The Old World focus was on beating "the market" through finding mispriced securities and actively trading them.
Wall Street and associated insiders had information and technology advantages that allowed them to leverage their scale and talent.
Then came the personal computer and the internet - both of which largely leveled the playing field for all. Once information was open and accessible the opportunities for identifying mispriced securities diminished.
Investment sales people still want you to believe they can outsmart the market. The problem is finding someone who does so consistently.
Some show short term success but how do you determine if its luck or skill?
And to make matters worse - by the time you discover someone who might exhibit skill - it may be too late. See the best stock fund of the decade article as a great example.
Research consistently reveals that in trying to outsmart the market, most investors underperform their investments and further most investments underperform their benchmarks.
Dalbar publishes an annual study called QAIB (Quantitative Analysis of Investor Behavior).
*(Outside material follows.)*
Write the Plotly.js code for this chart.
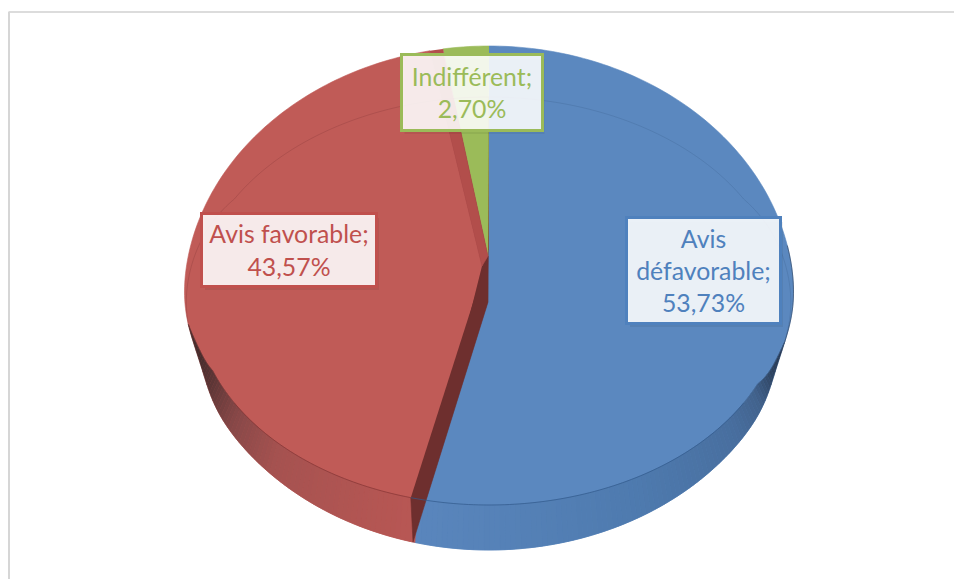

The report tracks money flows and consistently reveals our behavioral biases. Money chases performance and consequentially buys investments when they look their best and sell them when they look their worst.
In the new world of market efficiency, your more likely to find performance by minimizing mistakes managing behavior and the safe pursuit of your goals. A good process and discipline can help you avoid chasing your tail.
See: Investment Philosophy
See: Nick Saban
Think About it.
"Unless an investor has access to 'incredibly high-qualified professionals,' they should be 100 percent passive -- that includes almost all individual investors and most institutional investors."